ROASTED VEGETABLE SOUP
(makes 4 cup servings or 2 large bowl servings)
For the roasted vegetables:
6 cups peeled and chopped root vegetables (I used 4 parsnips, 1 turnip, and 1 sweet potato)
3 tablespoons olive oil
leaves from 4 sprigs of fresh thyme
salt and pepper
For the base:
1 tablespoon olive oil
1 cup diced yellow onion (1 small or ½ large)
½ cup dry white wine like Chardonnay or Riesling (or substitute more stock plus 1 tablespoon white wine vinegar)
5 cups chicken or vegetable stock
¼ cup creme fraiche or coconut milk
1 tablespoon fresh-squeezed lemon juice
Salt and pepper to taste
1 tablespoon creme fraiche or coconut milk per serving
½ teaspoon Pompeian olive oil per serving
thyme sprigs (optional)
To make the roasted vegetables, preheat the oven to 400 and line a sheet pan with foil. Place the chopped root vegetables on the pan, drizzle with three tablespoons of olive oil, and sprinkle with salt, pepper, and thyme leaves. Toss to coat the vegetables with the seasonings, and make sure they are spread out in a single layer. Roast for about 45 minutes, tossing once, until tender.
Meanwhile, heat one tablespoon of olive oil in a large skillet over medium-high heat to start making the base. Add the onion and saute until browned. Add the wine and let it bubble away for a minute or so, scraping any brown bits from the bottom of the pan. Add the chicken or vegetable stock, bring to a boil, and boil for five minutes. Stir in the creme fraiche, lemon juice, salt, and pepper. Turn off the heat and set aside until the vegetables are ready.

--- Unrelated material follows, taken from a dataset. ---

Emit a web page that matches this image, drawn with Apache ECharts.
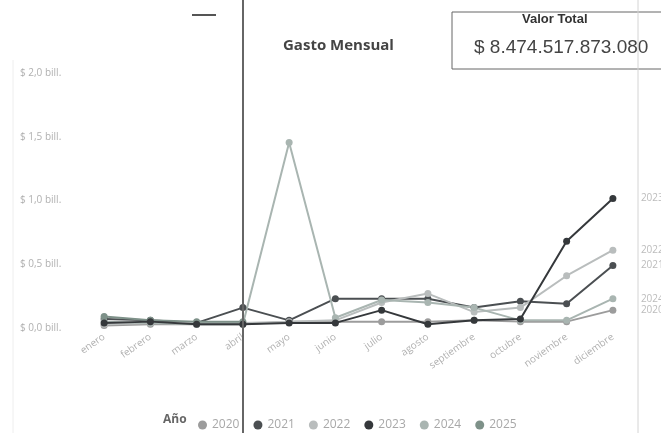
<!DOCTYPE html>
<html>
<head>
<meta charset="utf-8">
<script src="https://cdn.jsdelivr.net/npm/echarts@6/dist/echarts.min.js"></script>
<style>
  html, body { margin: 0; padding: 0; background: #fff; }
  #chart { width: 661px; height: 433px; }
</style>
</head>
<body>
<div id="chart"></div>
<script>
// meses del eje x
const meses = ['enero', 'febrero', 'marzo', 'abril', 'mayo', 'junio', 'julio', 'agosto', 'septiembre', 'octubre', 'noviembre', 'diciembre']
const anios = ['2020', '2021', '2022', '2023', '2024', '2025']

// gasto mensual en billones
const gasto2020 = [0.02, 0.03, 0.03, 0.03, 0.05, 0.05, 0.05, 0.05, 0.06, 0.05, 0.05, 0.14]
const gasto2021 = [0.07, 0.06, 0.04, 0.16, 0.06, 0.23, 0.23, 0.23, 0.16, 0.21, 0.19, 0.49]
const gasto2022 = [0.03, 0.04, 0.04, 0.04, 0.05, 0.06, 0.20, 0.27, 0.125, 0.16, 0.41, 0.61]
const gasto2023 = [0.04, 0.05, 0.03, 0.03, 0.04, 0.04, 0.14, 0.03, 0.06, 0.07, 0.68, 1.016]
const gasto2024 = [0.05, 0.04, 0.03, 0.03, 1.455, 0.08, 0.22, 0.20, 0.16, 0.06, 0.06, 0.23]
const gasto2025 = [0.09, 0.06, 0.05, 0.05, null, null, null, null, null, null, null, null]

const ticksY = [0, 0.5, 1.0, 1.5, 2.0]
const valorTotal = '$ 8.474.517.873.080'

const colores = ['#9c9c9c', '#4b4f52', '#b9bdbd', '#35383b', '#a9b5b1', '#7e9189']
const datos = [gasto2020, gasto2021, gasto2022, gasto2023, gasto2024, gasto2025]

const chart = echarts.init(document.getElementById('chart'))

const series = anios.map((a, i) => ({
  name: a,
  type: 'line',
  data: datos[i],
  symbol: 'circle',
  symbolSize: 7,
  color: colores[i],
  lineStyle: { width: 2 },
  z: i === 3 ? 5 : 2,
  endLabel: {
    show: a !== '2025',
    formatter: '{a}',
    color: '#bcbcbc',
    fontSize: 10,
    distance: 28
  }
}))

const option = {
  backgroundColor: '#fff',
  animation: false,
  textStyle: { fontFamily: 'Open Sans, Noto Sans, sans-serif' },
  grid: { left: 81, right: 25, top: 73, bottom: 105 },
  xAxis: {
    type: 'category',
    data: meses,
    boundaryGap: true,
    axisLine: { show: false },
    axisTick: { show: false },
    axisLabel: { rotate: 35, color: '#b0b0b0', fontSize: 10, margin: 8, interval: 0 }
  },
  yAxis: {
    type: 'value',
    min: ticksY[0],
    max: ticksY[ticksY.length - 1],
    interval: 0.5,
    splitLine: { show: false },
    axisLabel: {
      color: '#b0b0b0',
      fontSize: 10,
      align: 'left',
      margin: 61,
      formatter: v => '$ ' + v.toFixed(1).replace('.', ',') + ' bill.'
    }
  },
  legend: {
    data: anios,
    left: 193,
    top: 414,
    icon: 'circle',
    itemWidth: 9,
    itemHeight: 9,
    itemGap: 14,
    textStyle: { color: '#a8a8a8', fontSize: 12 }
  },
  graphic: [
    { type: 'text', x: 163, y: 414, style: { text: 'Año', fill: '#666', font: 'bold 12px Open Sans' } },
    { type: 'text', x: 283, y: 38, style: { text: 'Gasto Mensual', fill: '#444', font: 'bold 15px Open Sans' } },
    { type: 'rect', shape: { x: 452, y: 12, width: 230, height: 57 }, style: { fill: 'none', stroke: '#666', lineWidth: 1 } },
    { type: 'text', x: 522, y: 13, style: { text: 'Valor Total', fill: '#333', font: 'bold 13px Liberation Sans' } },
    { type: 'text', x: 474, y: 38, style: { text: valorTotal, fill: '#444', font: '19px Liberation Sans' } },
    { type: 'line', shape: { x1: 192, y1: 15, x2: 216, y2: 15 }, style: { stroke: '#555', lineWidth: 2 } },
    { type: 'line', shape: { x1: 243, y1: 0, x2: 243, y2: 433 }, style: { stroke: '#666', lineWidth: 2 }, z: 100 },
    { type: 'line', shape: { x1: 638, y1: 0, x2: 638, y2: 433 }, style: { stroke: '#d4d4d4', lineWidth: 1 } },
    { type: 'line', shape: { x1: 13, y1: 60, x2: 13, y2: 433 }, style: { stroke: '#eee', lineWidth: 1 } }
  ],
  series: series
}

chart.setOption(option)
</script>
</body>
</html>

When the roasted veggies are done, let them cool slightly, then transfer the vegetables and the base to a food processor (or use an immersion blender). Process until smooth. Taste and adjust seasonings as desired. Return to the pan to reheat if needed. Serve hot with a dollop of creme fraiche or a drizzle of coconut milk and several drops of olive oil on top. Don’t skip these garnishes–they add so much fabulous flavor!